Dengan gayanya yang santai, Fadli Zon menjawab bahwa sebenarnya Indonesia sebagai bangsa harus mencari titik temu. Bahkan Fadli Zon dengan tegas mengatakan istilah radikal atau garis keras baginya agak bermasalah.

"Saya kok tidak melihat ada orang Indonesia yang radikal enough. Lain misalnya dengan di luar. Kita ini semuanya masih bisa silaturahim, bisa didialogkan. Termasuk kepada ulama-ulama yang sekarang ini ditahan atas berbagai macam tuduhan. Sebetulnya untuk apa? Itu hanya memperuncing berbagai macam perbedaan. Menurut saya kita damai, saling merangkul, menunjang. Jadi saya terus berusaha silaturahim dan berkomunikasi dengan siapapun. Saya masih sangat optimis bahwa Pak Prabowo masih didukung oleh masyarakat," jawab Fadli Zon.

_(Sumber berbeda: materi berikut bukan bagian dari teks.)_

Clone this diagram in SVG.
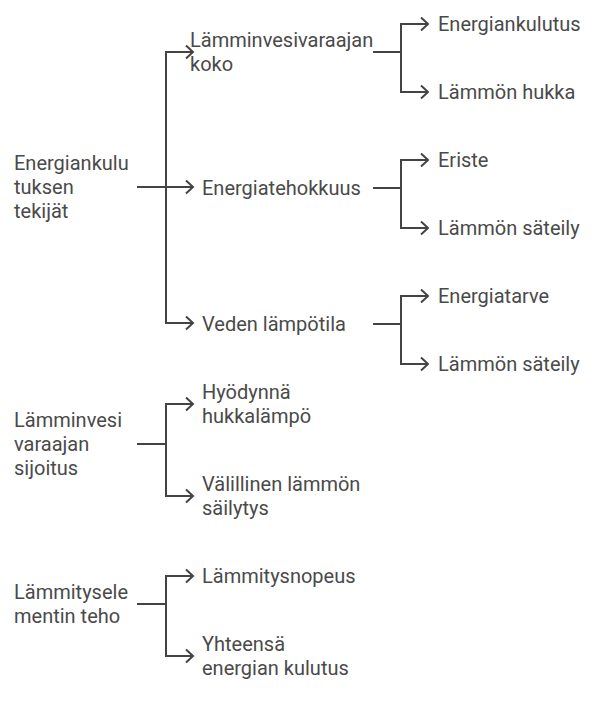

Fadli Zon dalam Kick Andy Double Check yang tayang pada 6 Maret 2022-Screenshoot Kick Andy -YouTube

"Termasuk oleh kelompok yang dianggap radikal?" tanya Andy Noya lebih lanjut. Fadli Zon kembali menjawab, "Iya semua kelompok masyarakat," imbuhnya.

Andy Noya kembali melanjutkan pertanyaannya. Kali ini lebih spesifik ke Densus 88.

"Menarik juga karena kontroversi pembelaan Anda kepada mereka yang dituduh teroris dan radikal itu kemudian Anda mengusulkan Densus 88 dibubarkan. Karena kerjanya mengada-ada. Banyak orang yang mempertanyakan. Ini Fadli Zon  mata hatinya sudah buta apa? Bagaimana bom bunuh diri terjadi? Bagaimana pengungkapan kelompok teroris di Indonesia. Soal negara khilafah bagaimana sikap Anda? tanya Andy Noya serius.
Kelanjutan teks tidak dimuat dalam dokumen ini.